Nevertheless, Dickinson’s cultivation of this public persona even as she penned forceful and subversive work heightened the psychological tension caused by patriarchal norms and expectations. Rich close reads the poem “I would not paint—a picture—,” in which Dickinson describes wanting to be a muse, a viewer, and a listener—roles that Rich describes as stereotypically “feminine.” The irony of the poem, Rich points out, is that it is a poem about not wanting to be a poet. However, Rich describes a shift in the last stanza, where Dickinson describes wanting to be both “the maker and receiver at once” (186). Rich explains that this represents Dickinson’s dilemma of pursuing her passion as a writer or playing the role she was expected to as a woman in the 19th century; it is also an attempt to reconcile the two, much like the paradox of the poem itself.

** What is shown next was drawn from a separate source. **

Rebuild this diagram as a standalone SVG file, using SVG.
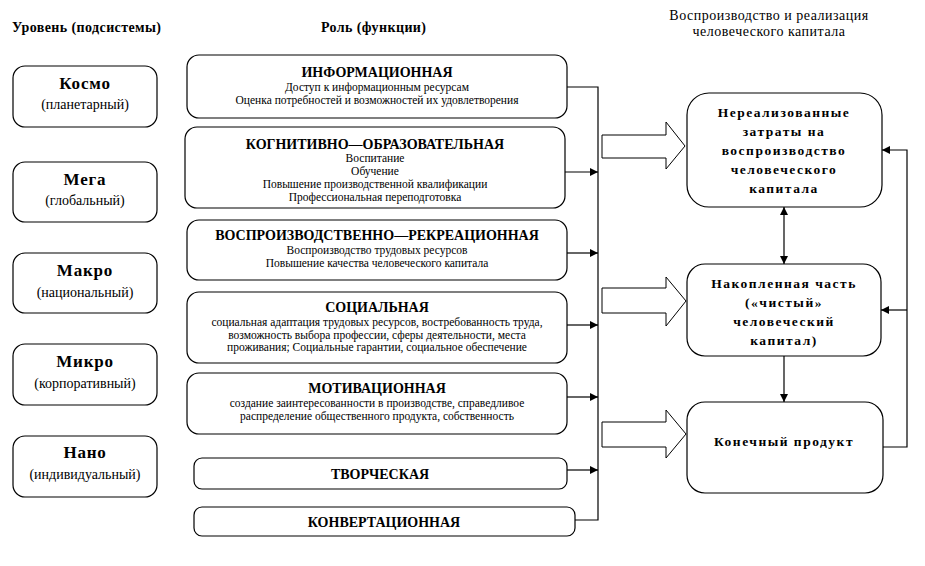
<svg xmlns="http://www.w3.org/2000/svg" width="925" height="566" viewBox="0 0 925 566">
<style>
.box{fill:#fff;stroke:#000;stroke-width:1.2}
.t{font-family:"Liberation Serif","Times New Roman",serif;fill:#000;text-anchor:middle}
.h{font-size:14px;font-weight:bold;text-anchor:start;letter-spacing:0.4px}
.rh{font-size:14px;letter-spacing:0.5px}
.lt{font-size:17px;font-weight:bold;letter-spacing:0.8px}
.ls{font-size:14px}
.mt{font-size:14px;font-weight:bold}
.md{font-size:11.5px}
.rt{font-size:13.5px;font-weight:bold;letter-spacing:1.5px}
.ln{fill:none;stroke:#000;stroke-width:1.2}
.blk{fill:#fff;stroke:#000;stroke-width:1}
</style>
<defs>
<marker id="ah" viewBox="0 0 10 10" refX="10" refY="5" markerWidth="8" markerHeight="8" markerUnits="userSpaceOnUse" orient="auto-start-reverse">
<path d="M0,0 L10,5 L0,10 z" fill="#000"/>
</marker>
</defs>
<rect width="925" height="566" fill="#fff"/>
<g id="headers">
<text class="t h" x="12" y="32">Уровень (подсистемы)</text>
<text class="t h" x="321" y="32">Роль (функции)</text>
<text class="t rh" x="769" y="20">Воспроизводство и реализация</text>
<text class="t rh" x="769" y="36">человеческого капитала</text>
</g>
<g id="kosmo"><rect class="box" x="13" y="66" width="144" height="61" rx="12"/><text class="t lt" x="85" y="89">Космо</text><text class="t ls" x="85" y="109">(планетарный)</text></g>
<g id="mega"><rect class="box" x="13" y="162" width="144" height="60" rx="12"/><text class="t lt" x="85" y="185">Мега</text><text class="t ls" x="85" y="205">(глобальный)</text></g>
<g id="makro"><rect class="box" x="13" y="253" width="144" height="60" rx="12"/><text class="t lt" x="85" y="276">Макро</text><text class="t ls" x="85" y="297">(национальный)</text></g>
<g id="mikro"><rect class="box" x="13" y="344" width="144" height="61" rx="12"/><text class="t lt" x="85" y="367">Микро</text><text class="t ls" x="85" y="388">(корпоративный)</text></g>
<g id="nano"><rect class="box" x="13" y="436" width="144" height="61" rx="12"/><text class="t lt" x="85" y="458">Нано</text><text class="t ls" x="85" y="479">(индивидуальный)</text></g>

<g id="inform"><rect class="box" x="187" y="55" width="380" height="63" rx="12"/>
<text class="t mt" x="377" y="77">ИНФОРМАЦИОННАЯ</text>
<text class="t md" x="377" y="91">Доступ к информационным ресурсам</text>
<text class="t md" x="377" y="104">Оценка потребностей и возможностей их удовлетворения</text></g>
<g id="kognit"><rect class="box" x="185" y="127" width="380" height="81" rx="12"/>
<text class="t mt" x="375" y="149">КОГНИТИВНО—ОБРАЗОВАТЕЛЬНАЯ</text>
<text class="t md" x="375" y="162">Воспитание</text>
<text class="t md" x="375" y="175">Обучение</text>
<text class="t md" x="375" y="188">Повышение производственной квалификации</text>
<text class="t md" x="375" y="201">Профессиональная переподготовка</text></g>
<g id="vospr"><rect class="box" x="187" y="220" width="380" height="60" rx="12"/>
<text class="t mt" x="377" y="240">ВОСПРОИЗВОДСТВЕННО—РЕКРЕАЦИОННАЯ</text>
<text class="t md" x="377" y="254">Воспроизводство трудовых ресурсов</text>
<text class="t md" x="377" y="267">Повышение качества человеческого капитала</text></g>
<g id="social"><rect class="box" x="187" y="292" width="380" height="71" rx="12"/>
<text class="t mt" x="377" y="312">СОЦИАЛЬНАЯ</text>
<text class="t md" x="377" y="326">социальная адаптация трудовых ресурсов, востребованность труда,</text>
<text class="t md" x="377" y="339">возможность выбора профессии, сферы деятельности, места</text>
<text class="t md" x="377" y="351">проживания; Социальные гарантии, социальное обеспечение</text></g>
<g id="motiv"><rect class="box" x="187" y="373" width="380" height="61" rx="12"/>
<text class="t mt" x="377" y="393">МОТИВАЦИОННАЯ</text>
<text class="t md" x="377" y="407">создание заинтересованности в производстве, справедливое</text>
<text class="t md" x="377" y="420">распределение общественного продукта, собственность</text></g>
<g id="tvorch"><rect class="box" x="194" y="458" width="373" height="31" rx="8"/>
<text class="t mt" x="380" y="479">ТВОРЧЕСКАЯ</text></g>
<g id="konvert"><rect class="box" x="194" y="507" width="381" height="29" rx="8"/>
<text class="t mt" x="384" y="527">КОНВЕРТАЦИОННАЯ</text></g>

<g id="nerealiz"><rect class="box" x="687" y="93" width="195" height="114" rx="22"/>
<text class="t rt" x="784" y="117">Нереализованные</text>
<text class="t rt" x="784" y="136">затраты на</text>
<text class="t rt" x="784" y="155">воспроизводство</text>
<text class="t rt" x="784" y="174">человеческого</text>
<text class="t rt" x="784" y="193">капитала</text></g>
<g id="nakopl"><rect class="box" x="687" y="264" width="194" height="92" rx="18"/>
<text class="t rt" x="784" y="288">Накопленная часть</text>
<text class="t rt" x="784" y="307">(«чистый»</text>
<text class="t rt" x="784" y="326">человеческий</text>
<text class="t rt" x="784" y="345">капитал)</text></g>
<g id="konech"><rect class="box" x="687" y="402" width="196" height="91" rx="18"/>
<text class="t rt" x="784" y="446">Конечный продукт</text></g>

<g id="connectors">
<path class="ln" d="M567,87 H598 V520 H575"/>
<path class="ln" d="M565,172 H598" marker-end="url(#ah)"/>
<path class="ln" d="M567,253 H598" marker-end="url(#ah)"/>
<path class="ln" d="M567,325 H598" marker-end="url(#ah)"/>
<path class="ln" d="M567,397 H598" marker-end="url(#ah)"/>
<path class="ln" d="M567,470 H598" marker-end="url(#ah)"/>
<path class="blk" d="M602,135 H666 V122 L685,146 L666,169 V158 H602 Z"/>
<path class="blk" d="M602,288 H666 V277 L686,301 L666,326 V313 H602 Z"/>
<path class="blk" d="M602,422 H666 V410 L686,434 L666,458 V447 H602 Z"/>
<path class="ln" d="M784,207 V264" marker-start="url(#ah)" marker-end="url(#ah)"/>
<path class="ln" d="M784,356 V402" marker-end="url(#ah)"/>
<path class="ln" d="M883,447 H907 V150 H882" marker-end="url(#ah)"/>
<path class="ln" d="M907,310 H881" marker-end="url(#ah)"/>
</g>
</svg>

Rich implies a final layer of complication to this situation—namely, that the poet’s role is both intensely personal and intensely public. Poetry draws on the poet’s subconscious to give voice to “universal” (or at least widespread) experiences. There is thus an irony to Dickinson’s occasional adoption of a more “girlish” persona. Ultimately, Rich suggests, it was her poetic voice—a public “persona” much more in line with her inner self—that would end up mattering.